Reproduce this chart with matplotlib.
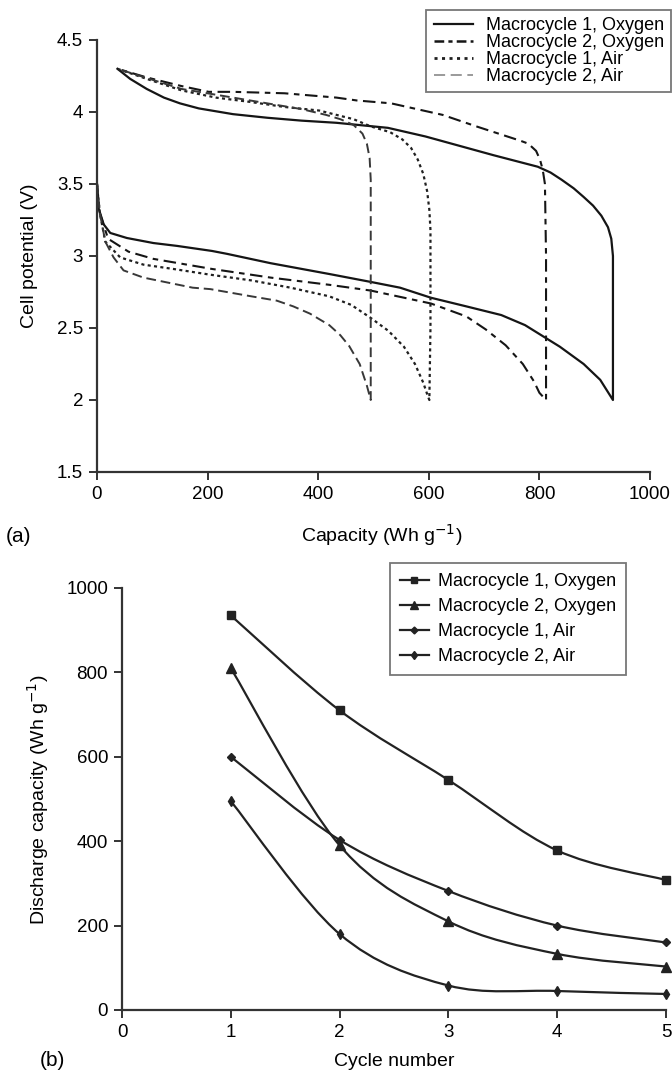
import numpy as np
import matplotlib
matplotlib.use("Agg")
import matplotlib.pyplot as plt
from matplotlib.path import Path
from matplotlib.patches import PathPatch
from matplotlib.lines import Line2D

plt.rcParams['font.family'] = ['Liberation Sans', 'DejaVu Sans']
plt.rcParams['lines.scale_dashes'] = False

# ---- panel (a): charge / discharge profiles (capacity Wh/g, potential V)
o1_x = [0, 3, 12, 24, 54, 102, 145, 208, 235, 314, 420, 495, 548, 604, 668, 731, 774, 837, 880, 910, 933,
        933, 933, 930, 924, 912, 897, 880, 862, 840, 820, 797, 717, 594, 526, 433, 370, 308, 246, 184, 150,
        121, 90, 60, 37]
o1_y = [3.5, 3.33, 3.22, 3.16, 3.125, 3.09, 3.07, 3.035, 3.015, 2.95, 2.875, 2.82, 2.78, 2.71, 2.65, 2.59, 2.52, 2.37, 2.25, 2.14, 2.0,
        2.5, 3.0, 3.12, 3.2, 3.28, 3.35, 3.41, 3.47, 3.53, 3.58, 3.62, 3.70, 3.83, 3.89, 3.925, 3.94, 3.96, 3.985, 4.025, 4.06,
        4.10, 4.16, 4.23, 4.30]

o2_x = [0, 5, 20, 57, 102, 208, 314, 420, 495, 604, 668, 703, 739, 770, 790, 800, 812,
        812, 810, 806, 801, 794, 780, 766, 686, 625, 532, 470, 433, 339, 246, 202, 153, 90, 37]
o2_y = [3.5, 3.3, 3.12, 3.03, 2.98, 2.91, 2.85, 2.80, 2.76, 2.67, 2.58, 2.49, 2.38, 2.25, 2.13, 2.05, 2.0,
        3.0, 3.5, 3.60, 3.67, 3.73, 3.78, 3.80, 3.90, 3.98, 4.06, 4.08, 4.10, 4.13, 4.14, 4.14, 4.18, 4.24, 4.30]

a1_x = [0, 5, 15, 42, 84, 138, 205, 280, 350, 420, 460, 495, 527, 555, 575, 590, 598, 601,
        603, 603, 601, 597, 590, 580, 568, 552, 530, 495, 464, 402, 339, 277, 215, 153, 90, 37]
a1_y = [3.5, 3.3, 3.1, 2.99, 2.94, 2.91, 2.87, 2.83, 2.78, 2.72, 2.66, 2.57, 2.48, 2.37, 2.25, 2.12, 2.03, 2.0,
        2.5, 3.18, 3.32, 3.45, 3.57, 3.67, 3.75, 3.81, 3.86, 3.90, 3.95, 4.01, 4.035, 4.07, 4.10, 4.15, 4.23, 4.30]

a2_x = [0, 5, 15, 30, 48, 84, 173, 205, 279, 325, 355, 385, 420, 440, 456, 475, 488, 495,
        495, 495, 493, 488, 480, 464, 440, 414, 370, 277, 153, 37]
a2_y = [3.5, 3.3, 3.1, 2.99, 2.90, 2.85, 2.78, 2.77, 2.72, 2.69, 2.65, 2.60, 2.52, 2.45, 2.375, 2.25, 2.1, 2.0,
        3.0, 3.53, 3.68, 3.78, 3.85, 3.91, 3.95, 3.98, 4.02, 4.08, 4.16, 4.30]

labels = ['Macrocycle 1, Oxygen', 'Macrocycle 2, Oxygen', 'Macrocycle 1, Air', 'Macrocycle 2, Air']

# ---- panel (b): discharge capacity per cycle
cycles = [1, 2, 3, 4, 5]
cap_o1 = [935, 710, 545, 378, 308]
cap_o2 = [810, 390, 210, 133, 103]
cap_a1 = [600, 403, 282, 200, 160]
cap_a2 = [495, 180, 58, 45, 38]

W, H = 672, 1073
fig = plt.figure(figsize=(W / 100, H / 100), dpi=100)


def fx(px):
    return px / W


def fy(py):
    return 1 - py / H


def style_axes(ax):
    for s in ['top', 'right']:
        ax.spines[s].set_visible(False)
    for s in ['left', 'bottom']:
        ax.spines[s].set_linewidth(1.6)
        ax.spines[s].set_color('#333333')
    ax.tick_params(direction='out', length=6, width=1.4, color='#333333',
                   labelsize=13.5, pad=4)


# (a)
ax1 = fig.add_axes([fx(97), fy(472), 553 / W, (472 - 40) / H])
style_axes(ax1)
ax1.plot(o1_x, o1_y, color='#151515', lw=1.6)
ax1.plot(o2_x, o2_y, color='#151515', lw=1.5, ls=(0, (9, 4, 4, 4)))
ax1.plot(a1_x, a1_y, color='#202020', lw=1.6, ls=(0, (2.2, 2.4)))
ax1.plot(a2_x, a2_y, color='#383838', lw=1.4, ls=(0, (7, 3.5)))
ax1.set_xlim(0, 1000)
ax1.set_ylim(1.5, 4.5)
ax1.set_xticks([0, 200, 400, 600, 800, 1000])
ax1.set_yticks([1.5, 2, 2.5, 3, 3.5, 4, 4.5])
ax1.set_yticklabels(['1.5', '2', '2.5', '3', '3.5', '4', '4.5'])

h1 = [Line2D([], [], color='#151515', lw=1.6),
      Line2D([], [], color='#151515', lw=1.8, ls=(0, (7, 3, 3, 3))),
      Line2D([], [], color='#202020', lw=2.0, ls=(0, (2.2, 3.2))),
      Line2D([], [], color='#9a9a9a', lw=1.4, ls=(0, (8, 4)))]
leg1 = ax1.legend(h1, labels, loc='upper right', bbox_to_anchor=(0.999, fy(10)),
                  bbox_transform=fig.transFigure, borderaxespad=0, fontsize=13, frameon=True,
                  fancybox=False, labelspacing=0.0, handlelength=2.2, handletextpad=0.7,
                  borderpad=0.4)
leg1.get_frame().set_edgecolor('#555555')
leg1.get_frame().set_linewidth(1.3)

fig.text(fx(30), fy(256), 'Cell potential (V)', fontsize=14, rotation=90, ha='center', va='center')
fig.text(fx(382), fy(535), 'Capacity (Wh g$^{-1}$)', fontsize=14, ha='center', va='center')
fig.text(fx(6), fy(537), '(a)', fontsize=15, va='center', ha='left')

# (b)
ax2 = fig.add_axes([fx(122), fy(1010), 544 / W, (1010 - 588) / H])
style_axes(ax2)


def smooth_path(x, y):
    pts = np.column_stack([x, y]).astype(float)
    verts = [pts[0]]
    codes = [Path.MOVETO]
    n = len(pts)
    for i in range(n - 1):
        p0 = pts[i - 1] if i > 0 else pts[i]
        p1, p2 = pts[i], pts[i + 1]
        p3 = pts[i + 2] if i + 2 < n else pts[i + 1]
        verts += [p1 + (p2 - p0) / 6, p2 - (p3 - p1) / 6, p2]
        codes += [Path.CURVE4] * 3
    return Path(verts, codes)


series = [(cap_o1, 's', 5.5), (cap_o2, '^', 6.5), (cap_a1, 'D', 4.5), (cap_a2, 'd', 5.5)]
handles = []
for (vals, mk, ms), lab in zip(series, labels):
    ax2.add_patch(PathPatch(smooth_path(cycles, vals), fill=False, edgecolor='#222222', lw=1.6,
                            clip_on=False))
    ax2.plot(cycles, vals, ls='none', marker=mk, ms=ms, color='#222222', clip_on=False)
    handles.append(Line2D([], [], color='#222222', lw=1.6, marker=mk, ms=ms - 1, label=lab))

ax2.set_xlim(0, 5)
ax2.set_ylim(0, 1000)
ax2.set_xticks([0, 1, 2, 3, 4, 5])
ax2.set_yticks([0, 200, 400, 600, 800, 1000])
leg2 = ax2.legend(handles=handles, loc='upper left', bbox_to_anchor=(fx(390), fy(563)),
                  bbox_transform=fig.transFigure, borderaxespad=0, fontsize=13, fancybox=False,
                  labelspacing=0.45, handlelength=1.6, handletextpad=0.5, borderpad=0.55)
leg2.get_frame().set_edgecolor('#555555')
leg2.get_frame().set_linewidth(1.3)

fig.text(fx(38), fy(800), 'Discharge capacity (Wh g$^{-1}$)', fontsize=14, rotation=90,
         ha='center', va='center')
fig.text(fx(394), fy(1061), 'Cycle number', fontsize=14, ha='center', va='center')
fig.text(fx(40), fy(1061), '(b)', fontsize=15, va='center', ha='left')

fig.savefig('out.png', dpi=100)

+++

### EXERCISE REQUIREMENTS
From the first line above down to the line with "plt.rcParams['lines.scale_dashes'] = False", reproduce every line and no others, omitting pictures.

### TASK RESPONSE
Reproduce this chart with matplotlib.
import numpy as np
import matplotlib
matplotlib.use("Agg")
import matplotlib.pyplot as plt
from matplotlib.path import Path
from matplotlib.patches import PathPatch
from matplotlib.lines import Line2D

plt.rcParams['font.family'] = ['Liberation Sans', 'DejaVu Sans']
plt.rcParams['lines.scale_dashes'] = False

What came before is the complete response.